Très tôt dans l’histoire de la race, on employa des armes empoisonnées. Toutes sortes de mutilations furent pratiquées. Saül n’hésita pas à réclamer cent prépuces de Philistins comme dot à payer par David pour sa fille Mical.

70:1.19

Les premières guerres eurent lieu entre tribus entières, mais, plus tard, lorsque deux individus appartenant à des tribus différentes avaient une dispute, ils se battaient en duel au lieu d’entrainer les deux tribus dans une bataille générale. La coutume s’établit également pour deux armées de tout miser sur l’issue du combat entre deux représentants choisis de part et d’autre, comme ce fut le cas pour David et Goliath.

70:1.20

Le premier adoucissement de la guerre consista à faire des prisonniers. Puis les femmes furent exemptées des hostilités, et ensuite vint la récognition des non-combattants. Des castes militaires et des armées permanentes se développèrent bientôt pour marcher de pair avec la complexité croissante du combat.
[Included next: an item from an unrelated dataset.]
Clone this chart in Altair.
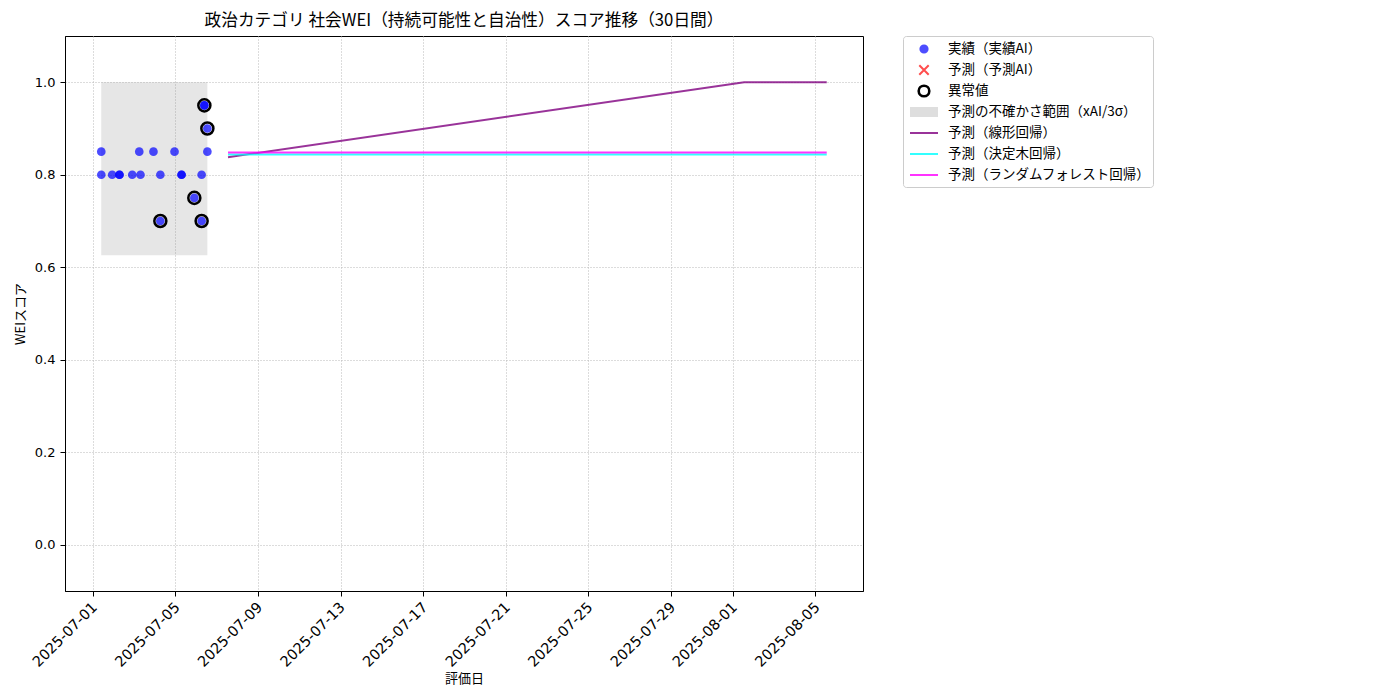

De bonne heure, il fut interdit aux guerriers de s’adjoindre des femmes et ces dernières avaient depuis longtemps cessé de combattre, bien qu’elles aient toujours nourri et soigné les soldats, et les aient exhortés à se battre.

70:1.21

La pratique de déclarer la guerre représenta un grand progrès. Ces déclarations d’intention de se battre dénotaient l’avènement d’un sens de l’équité qui fut suivi par le développement graduel des règles de la guerre « civilisée ». Très tôt, l’usage s’établit de ne pas combattre près des lieux consacrés à la religion et, plus tard, de ne point se battre pendant certains jours sanctifiés. Ensuite vint la reconnaissance générale du droit d’asile ; les réfugiés politiques reçurent une protection.

70:1.22

La guerre évolua ainsi graduellement de la primitive chasse à l’homme au système un peu plus ordonné des nations « civilisées » plus récentes. Cependant, l’attitude sociale d’amitié ne remplace que lentement celle d’inimitié.